Quaresma: exercício de alteridade.

23-02-2012 16:48

         A fé cristã nos coloca sempre em relação às outras pessoas. Não existe Cristianismo que parta do individualismo. Ser cristão é estar num relacionamento diferenciado onde se procura aproximações e resoluções de problemas nas relações. É claro que a fé cristã não é a negação do indivíduo. Mas, a fé cristã não prega, não prega, não incentiva o individualismo, o fechar-se em si mesmo. São Tiago, o apóstolo, nos adverte: “Meus irmãos, que adianta alguém dizer que tem fé, quando não tem as obras? A fé seria capaz de salvá-lo? Imaginai que um irmão ou uma irmã não tem o que vestir e que lhes falta a comida de cada dia; se então algum de vós disser a eles: ‘ide em paz, aquecei-vos’ e comei a vontade’, sem lhes dar o necessário para o corpo, que adianta isso? Assim também a fé: se não se traduz em ações, por si só está morta.”  

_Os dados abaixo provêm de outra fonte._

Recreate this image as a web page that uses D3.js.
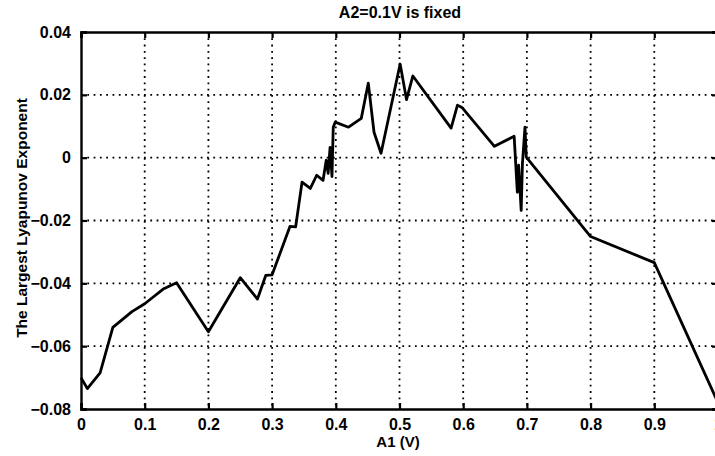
<!DOCTYPE html>
<html>
<head>
<meta charset="utf-8">
<script src="https://cdn.jsdelivr.net/npm/d3@7"></script>
<style>
  html, body { margin: 0; padding: 0; background: #fff; overflow: hidden; }
  svg { display: block; }
  text { font-family: "Liberation Sans", Arial, Helvetica, sans-serif; font-weight: bold; fill: #000; }
</style>
</head>
<body>
<div id="chart"></div>
<script>
// A1 values (V) and the largest Lyapunov exponent
const a1Values = [0, 0.01, 0.03, 0.05, 0.08, 0.1, 0.13, 0.15, 0.2, 0.25, 0.277, 0.29, 0.30,
  0.328, 0.337, 0.347, 0.36, 0.37, 0.38, 0.385, 0.388, 0.391, 0.394, 0.396, 0.399,
  0.42, 0.44, 0.451, 0.46, 0.471, 0.501, 0.511, 0.521, 0.581, 0.591, 0.598, 0.649,
  0.68, 0.685, 0.687, 0.691, 0.693, 0.697, 0.699, 0.8, 0.9, 1.0];
const lyapunovValues = [-0.070, -0.0735, -0.0685, -0.054, -0.049, -0.0465, -0.0417, -0.0398,
  -0.0554, -0.0382, -0.045, -0.0375, -0.0373, -0.0219, -0.022, -0.0078, -0.0098, -0.0056,
  -0.0072, -0.0008, -0.005, 0.0033, -0.006, 0.0097, 0.0113, 0.0097, 0.0125, 0.0237,
  0.0081, 0.0014, 0.0298, 0.0185, 0.026, 0.0094, 0.0167, 0.016, 0.0036, 0.0068, -0.011,
  -0.0024, -0.0168, -0.0018, 0.0097, 0.0002, -0.0251, -0.0334, -0.078];

const xTicks = [0, 0.1, 0.2, 0.3, 0.4, 0.5, 0.6, 0.7, 0.8, 0.9, 1];
const yTicks = [-0.08, -0.06, -0.04, -0.02, 0, 0.02, 0.04];

const title = 'A2=0.1V is fixed';
const xLabel = 'A1 (V)';
const yLabel = 'The Largest Lyapunov Exponent';

const width = 715;
const height = 456;
const margin = {top: 32, right: -3, bottom: 47, left: 81};

const svg = d3.select('#chart')
  .append('svg')
  .attr('width', width)
  .attr('height', height)
  .attr('viewBox', `0 0 ${width} ${height}`);

const xScale = d3.scaleLinear()
  .domain([0, 1])
  .range([margin.left, width - margin.right]);

const yScale = d3.scaleLinear()
  .domain([-0.08, 0.04])
  .range([height - margin.bottom, margin.top]);

const fmt = d => d === 0 ? '0' : (d < 0 ? '\u2212' : '') + (Math.abs(d) === 1 ? '1' : String(Math.abs(d)));

// dotted grid
const gridStyle = g => g
  .attr('stroke', '#000')
  .attr('stroke-width', 1.8)
  .attr('stroke-dasharray', '1.8,4.5');

svg.append('g')
  .call(gridStyle)
  .selectAll('line')
  .data(xTicks.slice(1))
  .enter()
  .append('line')
  .attr('x1', d => xScale(d)).attr('x2', d => xScale(d))
  .attr('y1', yScale(0.04)).attr('y2', yScale(-0.08));

svg.append('g')
  .call(gridStyle)
  .selectAll('line')
  .data(yTicks.slice(1, -1))
  .enter()
  .append('line')
  .attr('x1', xScale(0)).attr('x2', xScale(1))
  .attr('y1', d => yScale(d)).attr('y2', d => yScale(d));

// axes (MATLAB-style box with inward ticks)
const tick = 6;
svg.append('g')
  .attr('transform', `translate(0,${yScale(-0.08)})`)
  .call(d3.axisBottom(xScale).tickValues(xTicks).tickFormat(fmt).tickSize(-tick).tickPadding(10))
  .call(g => g.select('.domain').attr('stroke-width', 2.4));

svg.append('g')
  .attr('transform', `translate(0,${yScale(0.04)})`)
  .call(d3.axisTop(xScale).tickValues(xTicks).tickFormat('').tickSize(-tick))
  .call(g => g.select('.domain').attr('stroke-width', 2.4));

svg.append('g')
  .attr('transform', `translate(${xScale(0)},0)`)
  .call(d3.axisLeft(yScale).tickValues(yTicks).tickFormat(fmt).tickSize(-tick).tickPadding(10))
  .call(g => g.select('.domain').attr('stroke-width', 2.4));

svg.append('g')
  .attr('transform', `translate(${xScale(1)},0)`)
  .call(d3.axisRight(yScale).tickValues(yTicks).tickFormat('').tickSize(-tick))
  .call(g => g.select('.domain').attr('stroke-width', 2.4));

svg.selectAll('.tick line').attr('stroke-width', 2.2);
svg.selectAll('.tick text').style('font-size', '16px').attr('fill', '#000');

// curve
const points = a1Values.map((x, i) => [x, lyapunovValues[i]]);
svg.append('path')
  .datum(points)
  .attr('fill', 'none')
  .attr('stroke', '#000')
  .attr('stroke-width', 2.8)
  .attr('stroke-linejoin', 'round')
  .attr('d', d3.line().x(d => xScale(d[0])).y(d => yScale(d[1])));

// labels
svg.append('text')
  .attr('x', 400).attr('y', 18)
  .attr('text-anchor', 'middle')
  .style('font-size', '16px')
  .text(title);

svg.append('text')
  .attr('x', 398).attr('y', 447)
  .attr('text-anchor', 'middle')
  .style('font-size', '15px')
  .text(xLabel);

svg.append('text')
  .attr('transform', 'translate(27,218) rotate(-90)')
  .attr('text-anchor', 'middle')
  .style('font-size', '15.5px')
  .text(yLabel);
</script>
</body>
</html>
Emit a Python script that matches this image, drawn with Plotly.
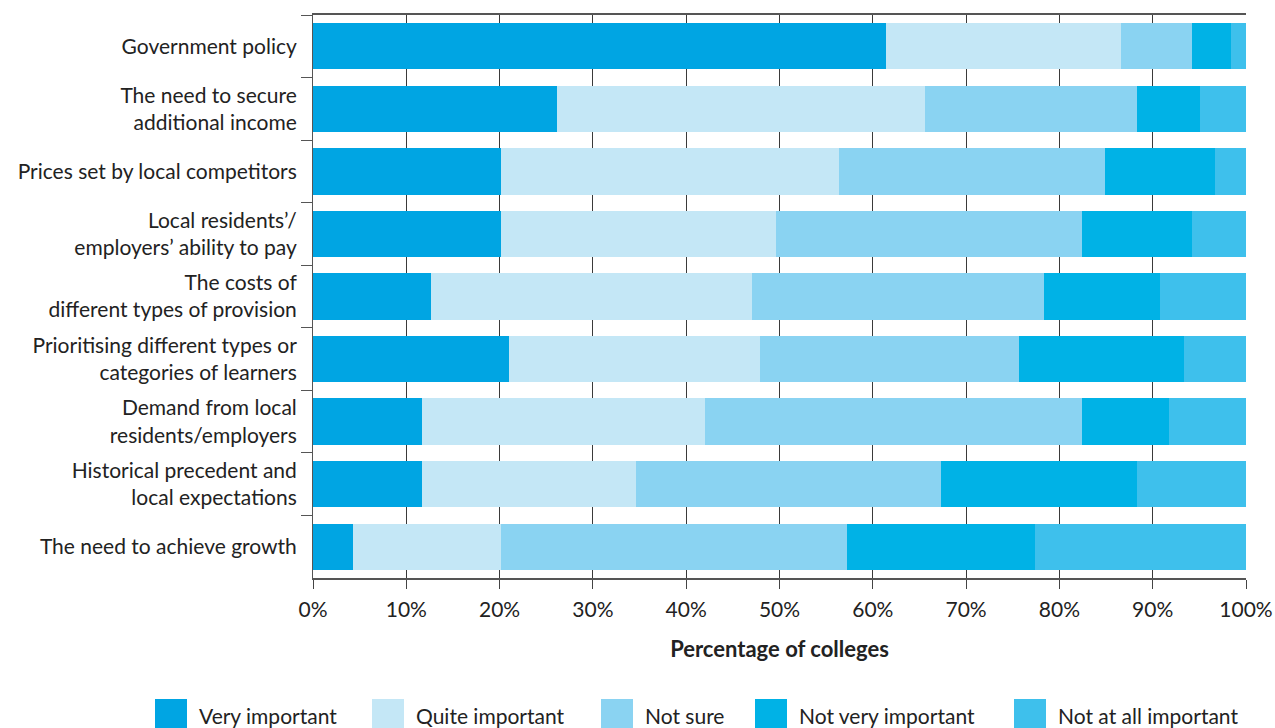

         Portanto, paralelo às práticas religiosas e devocionais está a prática da solidariedade. Todo o período da quaresma é uma oportunidade oferecida pela Igreja Católica para que seus filhos e filhas a exercitem na prática da caridade sendo mais solidários/as com as demais pessoas. Também é óbvio que o incentivo a estas práticas não se dá somente neste tempo favorável de penitência e orações, mas para os católicos e católicas, todo o nosso tempo existencial é tempo favorável para a nossa salvação. Cada dia para o qual acordamos se apresenta como oportunidade grandiosa de conversão; oportunidade para se recomeçar a partir das falhas e limitações; oportunidade para se chegar a Deus e às pessoas que encontrarmos no dia a dia presentes nas mais variadas situações.

         Na quaresma, tempo mais propício para a conversão, por excelência é o momento forte de ascese – exercício mais acentuado para se tornar cada dia melhor em tudo o que fizermos. A ascese é uma palavra que nos remete ao aperfeiçoamento espiritual, porém, o mesmo não é desligado da vida cotidiana dos féis que se dispõe a esta caminhada.

         Como já vimos anteriormente, a fé cristã só se plenifica na realidade concreta das relações sociais, pois ‘a fé se obras é morta’. Daí ser bom lembrarmos que toda prática quaresmal está relacionada à ascese, ao aperfeiçoamento espiritual das pessoas que desejam um progresso maior na fé. Por outro lado, crescer na fé é crescer no exercício alteridade. Isto é, toda prática quaresmal deverá nos tornar mais interdependentes e favorecer a uma maior interação com as outras pessoas. A alteridade praticada com o espírito da quaresma nos abre para o colocar-se no lugar da outra pessoa. Exemplificando melhor: tudo que realizamos a partir do espírito da quaresma tem o objetivo de nos ajudar a experimentar o que a outra pessoa está sentindo. Por exemplo, quando jejuamos, fazemos penitência, deixamos de realizar ou comer algo, damos esmolas, praticamos algum gesto concreto de solidariedade, estamos saindo de nós mesmos/as e indo na direção das outras pessoas, principalmente de quem está sofrendo. Deixar de comer por causa do jejum e não partilhar o alimento que ficou guardado ou o dinheiro desse mesmo alimento é ter uma prática quaresmal vazia de sentido. No jejum nós sentimos a fome das pessoas e as socorremos com aquilo que não comemos. Fazer jejum e não partilhar é economia. É fechar-se em si mesmo. A mesma situação se estabelece com as outras práticas religiosas da quaresma: tudo está voltado para o socorro do irmão e da irmã. Tudo deverá criar solidariedade na alteridade.

         A quaresma é o tempo de uma alteridade consciente. Deverá nos favorecer os relacionamentos reestruturando as situações quebradas pela falta de cidadania. Viver a quaresma torna-se assim uma oportunidade ímpar de se repensar como estamos vivenciando os apelos de Jesus no que se refere ao relacionamento com as pessoas sofredoras. É salutar não se esquecer do que nos diz o próprio Jesus: “... Tive fome e me destes de comer...” (Mateus 25, 35). E ainda, “amai-vos uns aos outros assim como eu vos amei.” (Jo. 15, 12). Na quaresma a compreensão e vivência da alteridade tornam-se necessárias como elementos essenciais da ascese.